One of the parallelized versions is Gibbs sampling that is used for sampling fro...

stellographer · on June 1, 2015

Are you sure that Gibbs sampling isn't just the multivariate version of MH?

What I'm saying is that convergence speed for MH is limited by the fact that guesses cannot communicate with each other... which doesn't matter when you have a pencil and a 4 function calculator like when it was designed.

A genetic algorithm or a particle swarm algorithm is capable of much swifter convergence because the guesses _can_ communicate and influence the direction of the drunken walk.

physicsyogi · on June 1, 2015

When I was in grad school, we used MH to compute 400-dimensional integrals. We computed ground state and excited state properties of a particular system, using a wavefunction as the probability distribution. This was easily parallelized.

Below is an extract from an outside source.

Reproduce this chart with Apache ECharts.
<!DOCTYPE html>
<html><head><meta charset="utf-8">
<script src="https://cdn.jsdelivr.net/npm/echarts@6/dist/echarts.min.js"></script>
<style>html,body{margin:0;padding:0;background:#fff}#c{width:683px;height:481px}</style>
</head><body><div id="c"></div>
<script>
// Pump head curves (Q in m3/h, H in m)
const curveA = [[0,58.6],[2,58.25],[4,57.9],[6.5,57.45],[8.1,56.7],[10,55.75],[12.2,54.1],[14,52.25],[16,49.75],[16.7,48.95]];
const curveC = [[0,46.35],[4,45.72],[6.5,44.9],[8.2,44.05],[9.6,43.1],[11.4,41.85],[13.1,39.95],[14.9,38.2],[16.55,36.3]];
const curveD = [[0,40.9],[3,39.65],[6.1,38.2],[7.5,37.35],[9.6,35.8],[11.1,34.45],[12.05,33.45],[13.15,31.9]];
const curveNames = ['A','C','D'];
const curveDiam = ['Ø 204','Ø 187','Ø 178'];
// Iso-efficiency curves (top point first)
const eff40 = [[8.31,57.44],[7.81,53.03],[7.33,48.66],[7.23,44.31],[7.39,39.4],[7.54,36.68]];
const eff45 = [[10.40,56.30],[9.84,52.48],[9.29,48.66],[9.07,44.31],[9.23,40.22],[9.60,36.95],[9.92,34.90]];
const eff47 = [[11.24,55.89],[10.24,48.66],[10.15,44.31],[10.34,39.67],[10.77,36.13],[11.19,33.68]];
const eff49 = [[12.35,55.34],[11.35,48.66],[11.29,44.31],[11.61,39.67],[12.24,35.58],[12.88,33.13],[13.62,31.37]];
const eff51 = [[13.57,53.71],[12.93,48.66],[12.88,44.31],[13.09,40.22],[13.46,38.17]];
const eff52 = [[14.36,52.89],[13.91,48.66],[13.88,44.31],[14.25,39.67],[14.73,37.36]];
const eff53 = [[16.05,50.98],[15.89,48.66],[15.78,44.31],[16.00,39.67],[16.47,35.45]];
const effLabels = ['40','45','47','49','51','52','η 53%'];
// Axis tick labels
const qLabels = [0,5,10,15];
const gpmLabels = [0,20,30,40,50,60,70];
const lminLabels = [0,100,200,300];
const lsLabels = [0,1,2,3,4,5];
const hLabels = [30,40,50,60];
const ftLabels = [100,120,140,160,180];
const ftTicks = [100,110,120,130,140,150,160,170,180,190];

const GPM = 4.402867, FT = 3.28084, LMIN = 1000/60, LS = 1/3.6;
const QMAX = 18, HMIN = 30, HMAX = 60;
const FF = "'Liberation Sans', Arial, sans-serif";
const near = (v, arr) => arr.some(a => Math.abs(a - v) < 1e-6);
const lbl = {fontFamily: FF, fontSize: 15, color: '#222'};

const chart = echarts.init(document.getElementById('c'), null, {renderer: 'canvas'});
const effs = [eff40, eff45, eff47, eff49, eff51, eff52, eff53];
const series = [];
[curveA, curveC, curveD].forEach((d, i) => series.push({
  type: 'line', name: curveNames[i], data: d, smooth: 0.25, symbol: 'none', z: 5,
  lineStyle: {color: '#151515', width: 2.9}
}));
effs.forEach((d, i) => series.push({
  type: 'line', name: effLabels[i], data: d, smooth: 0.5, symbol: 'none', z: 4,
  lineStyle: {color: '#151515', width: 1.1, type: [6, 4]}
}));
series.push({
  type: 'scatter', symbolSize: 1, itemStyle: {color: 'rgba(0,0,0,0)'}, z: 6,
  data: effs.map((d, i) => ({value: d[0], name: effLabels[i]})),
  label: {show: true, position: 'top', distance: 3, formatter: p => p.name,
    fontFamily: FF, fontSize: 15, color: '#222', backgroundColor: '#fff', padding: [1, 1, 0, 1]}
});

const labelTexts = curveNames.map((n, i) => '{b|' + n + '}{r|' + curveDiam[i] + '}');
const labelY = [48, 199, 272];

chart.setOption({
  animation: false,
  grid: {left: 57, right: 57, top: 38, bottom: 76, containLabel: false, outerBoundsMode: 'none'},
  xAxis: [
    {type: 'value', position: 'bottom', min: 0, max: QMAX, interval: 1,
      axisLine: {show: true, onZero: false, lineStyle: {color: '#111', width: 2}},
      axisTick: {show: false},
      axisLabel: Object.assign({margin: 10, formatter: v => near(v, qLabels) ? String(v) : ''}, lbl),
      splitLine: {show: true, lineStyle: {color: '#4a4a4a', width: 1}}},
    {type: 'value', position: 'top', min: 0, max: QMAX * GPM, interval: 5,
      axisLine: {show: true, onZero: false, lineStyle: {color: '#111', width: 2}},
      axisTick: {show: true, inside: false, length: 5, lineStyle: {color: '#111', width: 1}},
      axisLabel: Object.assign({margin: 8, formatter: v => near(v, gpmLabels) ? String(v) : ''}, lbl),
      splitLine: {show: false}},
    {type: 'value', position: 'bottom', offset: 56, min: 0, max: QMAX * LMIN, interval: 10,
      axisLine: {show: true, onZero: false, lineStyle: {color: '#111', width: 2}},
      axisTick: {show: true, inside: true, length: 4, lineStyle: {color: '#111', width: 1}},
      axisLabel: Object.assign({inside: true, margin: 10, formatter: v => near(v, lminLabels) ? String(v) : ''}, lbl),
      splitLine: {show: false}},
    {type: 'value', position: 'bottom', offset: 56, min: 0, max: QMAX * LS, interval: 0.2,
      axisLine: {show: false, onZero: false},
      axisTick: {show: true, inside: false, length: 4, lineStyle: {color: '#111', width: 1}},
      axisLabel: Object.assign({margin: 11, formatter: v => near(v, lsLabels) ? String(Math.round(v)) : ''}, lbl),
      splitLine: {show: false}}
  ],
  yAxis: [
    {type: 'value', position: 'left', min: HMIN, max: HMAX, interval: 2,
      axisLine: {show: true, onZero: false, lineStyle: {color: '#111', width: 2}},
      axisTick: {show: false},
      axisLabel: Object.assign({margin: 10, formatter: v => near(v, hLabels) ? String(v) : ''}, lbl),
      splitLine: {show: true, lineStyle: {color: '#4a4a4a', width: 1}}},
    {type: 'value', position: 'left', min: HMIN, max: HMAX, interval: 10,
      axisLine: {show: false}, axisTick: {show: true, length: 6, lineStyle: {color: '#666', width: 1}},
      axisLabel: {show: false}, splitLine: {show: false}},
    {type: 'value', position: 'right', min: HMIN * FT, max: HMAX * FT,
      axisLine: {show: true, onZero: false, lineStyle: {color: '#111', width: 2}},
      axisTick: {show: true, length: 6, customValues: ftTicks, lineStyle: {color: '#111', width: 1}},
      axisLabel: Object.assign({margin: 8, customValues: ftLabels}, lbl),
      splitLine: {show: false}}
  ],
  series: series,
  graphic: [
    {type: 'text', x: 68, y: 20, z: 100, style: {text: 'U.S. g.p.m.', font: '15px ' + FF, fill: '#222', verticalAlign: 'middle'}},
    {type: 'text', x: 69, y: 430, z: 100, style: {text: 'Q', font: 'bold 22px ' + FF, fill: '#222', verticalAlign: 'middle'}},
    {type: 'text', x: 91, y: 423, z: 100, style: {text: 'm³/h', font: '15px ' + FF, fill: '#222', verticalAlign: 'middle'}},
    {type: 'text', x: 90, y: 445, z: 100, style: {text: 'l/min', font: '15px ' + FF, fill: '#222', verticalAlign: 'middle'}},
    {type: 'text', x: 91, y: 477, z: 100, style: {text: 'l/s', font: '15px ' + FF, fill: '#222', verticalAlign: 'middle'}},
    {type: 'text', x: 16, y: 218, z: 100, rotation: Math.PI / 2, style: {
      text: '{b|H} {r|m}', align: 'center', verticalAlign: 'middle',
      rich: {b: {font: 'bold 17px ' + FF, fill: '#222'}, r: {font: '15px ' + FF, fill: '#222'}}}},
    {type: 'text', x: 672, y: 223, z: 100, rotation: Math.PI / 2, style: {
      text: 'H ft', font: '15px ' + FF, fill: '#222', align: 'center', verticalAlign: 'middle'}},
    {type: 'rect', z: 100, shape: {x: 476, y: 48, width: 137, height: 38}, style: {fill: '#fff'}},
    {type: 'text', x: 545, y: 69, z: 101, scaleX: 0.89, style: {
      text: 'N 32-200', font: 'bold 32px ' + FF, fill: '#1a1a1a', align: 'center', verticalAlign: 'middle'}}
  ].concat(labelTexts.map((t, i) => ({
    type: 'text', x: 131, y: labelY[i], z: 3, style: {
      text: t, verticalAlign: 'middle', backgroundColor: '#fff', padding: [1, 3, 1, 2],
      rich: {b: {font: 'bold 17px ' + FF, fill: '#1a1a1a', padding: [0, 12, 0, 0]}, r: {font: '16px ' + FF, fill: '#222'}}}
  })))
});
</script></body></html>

e.g http://phya.snu.ac.kr/~gsjeon/Primary/Abstract/abs26.html

While I can't say that one guess communicated with others, I can say that whenever I moved one particle, the others knew about it immediately because the wavefunction described a strongly correlated system. Communication between guesses sounds really interesting though. I've been out of the game for a while, so I'll have to look that up.

stellographer · on June 1, 2015

Check out this guy's work for some really cool examples: http://en.wikipedia.org/wiki/Xin-She_Yang

tel · on June 1, 2015

If your goal is optimization then MH is a bad choice. This is fine since MH is simply not an optimization algorithm! It's design to make accurate samples from a posterior distribution which you can measure but not find a functional form for.

It's a vastly more challenging problem than mere optimization.

enupten · on June 1, 2015

It is a multivariate (co-ordinate wise) version of MH. You can paralleize it because the Bayes net allows a decomposition of the p.d.

I feel like while your comment on Global-optimization algorithms may indeed be true, I don't quite yet believe that the hacks they involve are quite that general yet.

MH wasn't designed for Global optimization, and there is only one "particle". I guess this what you meant by "parallel" ?

stellographer · on June 1, 2015

Yeah, that's what I meant, the one particle bit.

Frequently you'll see things along the lines of "we ran 10,000 MCMC iterations to find the solution" and my first thought is "that must be a lot of wasted cycles."

I think I see what you mean now about the parallelization by decomposing the variables (splitting the problem into i separate problems which can be chained independently?)-- I didn't know that was a possibility. I'll have to look at that.

tel · on June 1, 2015

Well, you can run multiple simultaneous particle chains and sum their results. There's some wasted work since each will need to burn in, but modern algorithms can make that go quite quickly.

enupten · on June 1, 2015

Sure - but that's not what the OP is referring to. There is no "sync" step in multiple parallel chains, unlike particle swarm & genetic algorithms.

MCMC is also used for finding MAP solutions, an operation which is strictly less difficult than computing the partition function.